As we walk further into the museum, we come to “Romare Bearden: Abstraction,” the first in-depth examination of the artist’s work with abstraction, shown in context with Bearden’s more widely known collages (through Sept. 18). Here, Kelley pauses to point out two untitled mixed-media works from Bearden, including one that features just enough bits of newspaper that it feels like you could just move some of the other paper from the collage out of the way to reveal a full, intact print ad.

“There’s just something about them that’s so different from the rest of them in this room from this period of Bearden’s work,” says Kelley. “They’re much more figurative. These are actually like full figures in motion interacting with each other. It’s more of a graphic cartoony quality as well.
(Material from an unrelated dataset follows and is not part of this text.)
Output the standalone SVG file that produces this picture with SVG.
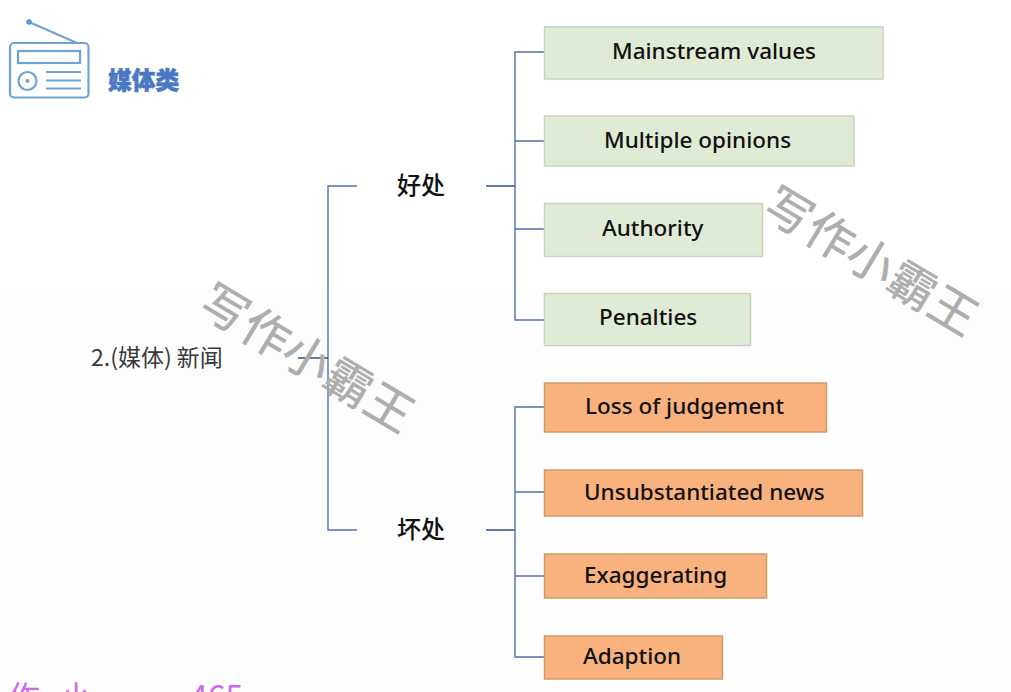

And I like his use of the newspaper articles, like how much of the text is still preserved.”

As our conversation winds down, I ask Kelley for his favorite place in the museum. It’s a tough ask, especially considering the fact that the walls literally move around when new exhibitions are installed.
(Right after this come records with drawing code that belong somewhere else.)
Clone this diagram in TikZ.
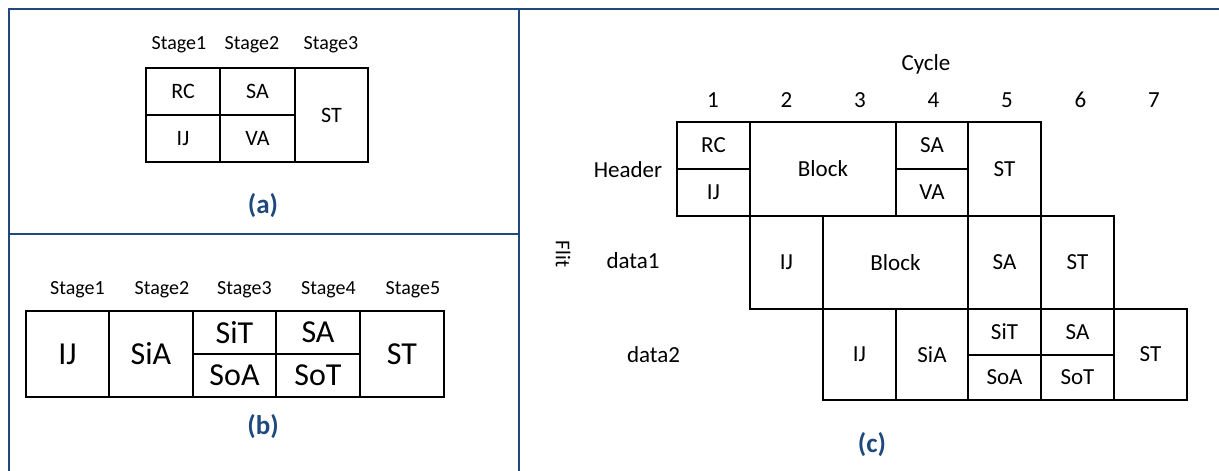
\documentclass[tikz,border=0pt]{standalone}
\usepackage{fontspec}
\setmainfont{Carlito}
\usepackage{xcolor}
\definecolor{hd}{RGB}{31,73,125}

\begin{document}
\begin{tikzpicture}[x=1pt,y=-1pt,
  cell/.style={draw,line width=1.6pt,inner sep=0pt},
  wh/.style 2 args={cell,minimum width=#1pt,minimum height=#2pt},
  stg/.style={font=\fontsize{20}{24}\selectfont},
  ta/.style={font=\fontsize{22}{26}\selectfont},
  tb/.style={font=\fontsize{32}{38}\selectfont},
  tc/.style={font=\fontsize{23}{28}\selectfont},
  tag/.style={text=hd,font=\bfseries\fontsize{27}{32}\selectfont}]
  \useasboundingbox (0,0) rectangle (1219,471);
  \draw[hd,line width=2.6pt] (9,471) -- (9,9) -- (1219,9);
  \draw[hd,line width=2.6pt] (519,9) -- (519,471);
  \draw[hd,line width=2.6pt] (9,234) -- (519,234);

  \foreach \x [count=\i] in {179,252,331}
    \node[stg] (as\i) at (\x,45) {Stage\i};
  \node[ta,wh={74}{47}] (aRC) at (183,91.5) {RC};
  \node[ta,wh={74}{47}] (aIJ) at (183,138.5) {IJ};
  \node[ta,wh={75}{47}] (aSA) at (257.5,91.5) {SA};
  \node[ta,wh={75}{47}] (aVA) at (257.5,138.5) {VA};
  \node[ta,wh={73}{94}] (aST) at (331.5,115) {ST};
  \node[tag] (la) at (263,206) {(a)};

  \foreach \x [count=\i] in {77.5,162,244.5,328.5,413}
    \node[stg] (bs\i) at (\x,290) {Stage\i};
  \node[tb,wh={83}{86}] (bIJ) at (67.5,354) {IJ};
  \node[tb,wh={84}{86}] (bSiA) at (151,354) {SiA};
  \node[tb,wh={83}{43}] (bSiT) at (234.5,332.5) {SiT};
  \node[tb,wh={83}{43}] (bSoA) at (234.5,375.5) {SoA};
  \node[tb,wh={84}{43}] (bSA) at (318,332.5) {SA};
  \node[tb,wh={84}{43}] (bSoT) at (318,375.5) {SoT};
  \node[tb,wh={84}{86}] (bST) at (402,354) {ST};
  \node[tag] (lb) at (263,427) {(b)};

  \node[tc] (cyc) at (926,64) {Cycle};
  \foreach \i in {1,...,7}
    \node[tc] (n\i) at ({713+73.5*(\i-1)},100) {\i};
  \node[tc] (hdr) at (628,169.5) {Header};
  \node[tc] (d1) at (633,261) {data1};
  \node[tc] (d2) at (653.5,355) {data2};
  \node[rotate=-90,font=\fontsize{21}{25}\selectfont] (flit) at (563,254) {Flit};

  \node[tc,wh={73}{47}] (hRC) at (713.5,145.5) {RC};
  \node[tc,wh={73}{47}] (hIJ) at (713.5,192.5) {IJ};
  \node[tc,wh={146}{94}] (hBl) at (823,169) {Block};
  \node[tc,wh={72}{47}] (hSA) at (932,145.5) {SA};
  \node[tc,wh={72}{47}] (hVA) at (932,192.5) {VA};
  \node[tc,wh={73}{94}] (hST) at (1004.5,169) {ST};

  \node[tc,wh={73}{93}] (eIJ) at (786.5,262.5) {IJ};
  \node[tc,wh={145}{93}] (eBl) at (895.5,262.5) {Block};
  \node[tc,wh={73}{93}] (eSA) at (1004.5,262.5) {SA};
  \node[tc,wh={73}{93}] (eST) at (1077.5,262.5) {ST};

  \node[tc,wh={73}{91}] (fIJ) at (859.5,354.5) {IJ};
  \node[tc,wh={72}{91}] (fSiA) at (932,354.5) {SiA};
  \node[tc,wh={73}{46}] (fSiT) at (1004.5,332) {SiT};
  \node[tc,wh={73}{45}] (fSoA) at (1004.5,377.5) {SoA};
  \node[tc,wh={73}{46}] (fSA) at (1077.5,332) {SA};
  \node[tc,wh={73}{45}] (fSoT) at (1077.5,377.5) {SoT};
  \node[tc,wh={73}{91}] (fST) at (1150.5,354.5) {ST};
  \node[tag] (lc) at (872,445) {(c)};
\end{tikzpicture}
\end{document}
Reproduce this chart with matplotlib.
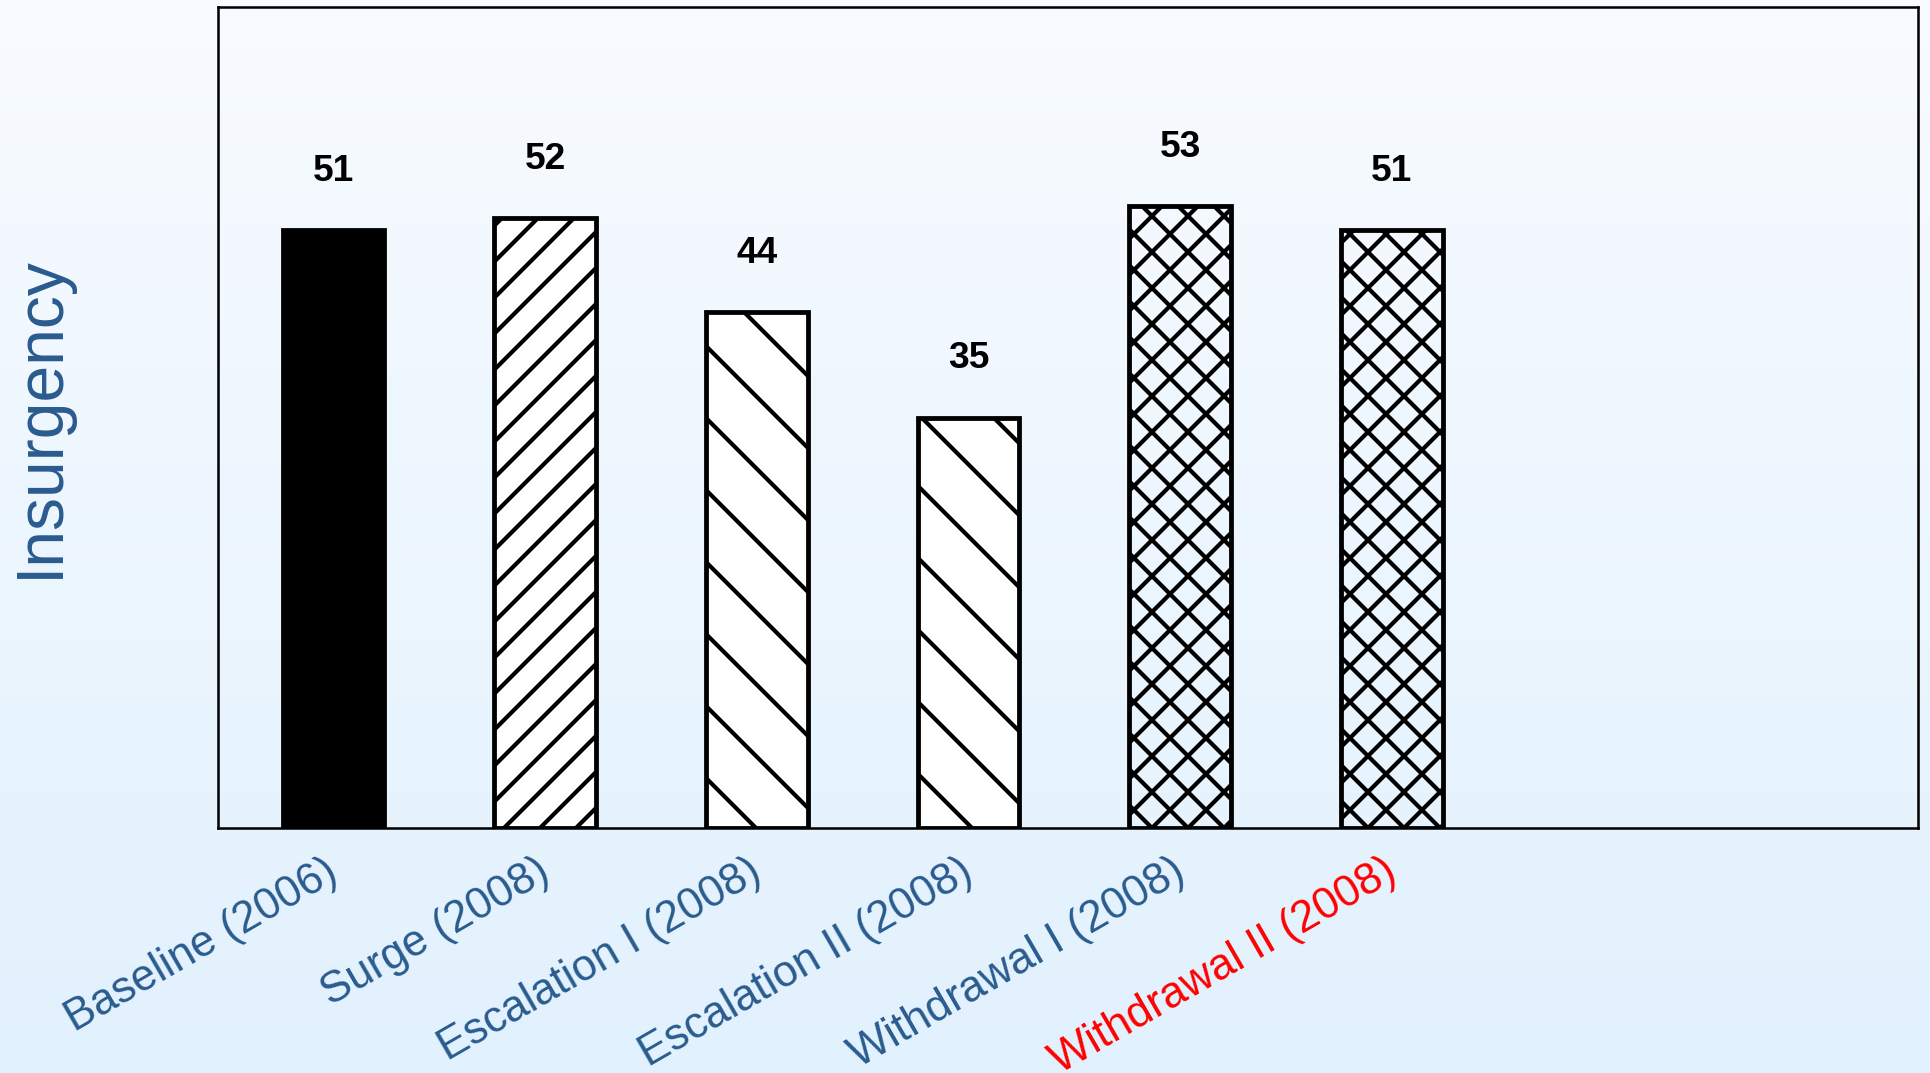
import matplotlib
matplotlib.use("Agg")
import matplotlib.pyplot as plt
import matplotlib.transforms as mtransforms
import numpy as np

categories = ["Baseline (2006)", "Surge (2008)", "Escalation I (2008)",
              "Escalation II (2008)", "Withdrawal I (2008)", "Withdrawal II (2008)"]
values = [51, 52, 44, 35, 53, 51]
fills = ["black", "white", "white", "white", "none", "none"]
hatches = [None, "////", "\\\\", "\\\\", "xxxx", "xxxx"]
label_colors = ["#2a5b8e"] * 5 + ["red"]

BLUE = "#2a5b8e"
DPI = 432  # 6 px per point -- sets the hatch spacing

plt.rcParams["font.family"] = ["Liberation Sans", "DejaVu Sans"]
plt.rcParams["hatch.linewidth"] = 0.7

W, H = 1930, 1073
fig = plt.figure(figsize=(W / DPI, H / DPI), dpi=DPI)

# soft vertical gradient behind everything
bg = fig.add_axes([0, 0, 1, 1], zorder=0)
top = np.array([248, 251, 255]) / 255
bottom = np.array([225, 241, 253]) / 255
t = np.linspace(0, 1, 256)[:, None]
grad = top + (bottom - top) * t
bg.imshow(grad[:, None, :], aspect="auto", extent=(0, 1, 0, 1))
bg.axis("off")

ax = fig.add_axes([218 / W, 1 - 828 / H, 1700 / W, 821 / H], zorder=1)
ax.set_facecolor("none")

x = np.arange(len(values))
bars = ax.bar(x, values, width=0.48, color=fills, edgecolor="black", linewidth=0.8)
for bar, h in zip(bars, hatches):
    if h:
        bar.set_hatch(h)

for i, v in zip(x, values):
    ax.text(i, v + 5.0, str(v), ha="center", va="center",
            fontsize=6.2, fontweight="bold", color="black")

ax.set_xlim(-0.545, 7.485)
ax.set_ylim(0, 70)
ax.set_yticks([])
ax.set_xticks(x)
ax.set_xticklabels(categories, rotation=30, ha="right", rotation_mode="anchor",
                   fontsize=7.3)
ax.tick_params(axis="x", length=0, pad=3.8)
shift = mtransforms.ScaledTranslation(-1.5 / 72, 0, fig.dpi_scale_trans)
for lbl, c in zip(ax.get_xticklabels(), label_colors):
    lbl.set_color(c)
    lbl.set_transform(lbl.get_transform() + shift)
for s in ax.spines.values():
    s.set_linewidth(0.42)

fig.text(41 / W, 1 - 417 / H, "Insurgency", rotation=90, ha="center", va="center",
         fontsize=11, color=BLUE)

fig.savefig("out.png", dpi=DPI)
“It’s an ever-changing labyrinth here,” jokes Kelley. “I think there’s one last one I want to talk about in our permanent collection that I’ve found really interesting.”

He points to an item in a glass case toward the center of the gallery containing items from the Frye Art Museum’s archives. In the early 20th century, Charles and Emma Frye, who gifted the Frye Art Museum’s founding collection of European art, were owners of the local meatpacking plant Frye & Co. Displayed in the museum’s glass case is a piece of its history: a “Frye’s BAR-F Brand Beef” product label, dated 1910-1950.

“This isn’t so much artwork as it is Frye history that I thought was really weird,” Kelley says. “They’ve got the label for one of their cans of beef. BAR-F Beef. And I think it’s interesting that it’s barf. Another guard and I actually went back and tried to look up the history of the word barf, and this predates it.”

They seem to be right. While the exact origin is unknown, multiple dictionaries and etymology resources point to the slang term for vomiting dating back to 1960, with the earliest dating it in 1956.

“That’s what you can find out when you’re staring at this stuff all day,” Kelley says. “You get so many questions about the artwork, you’ve got to look them up.”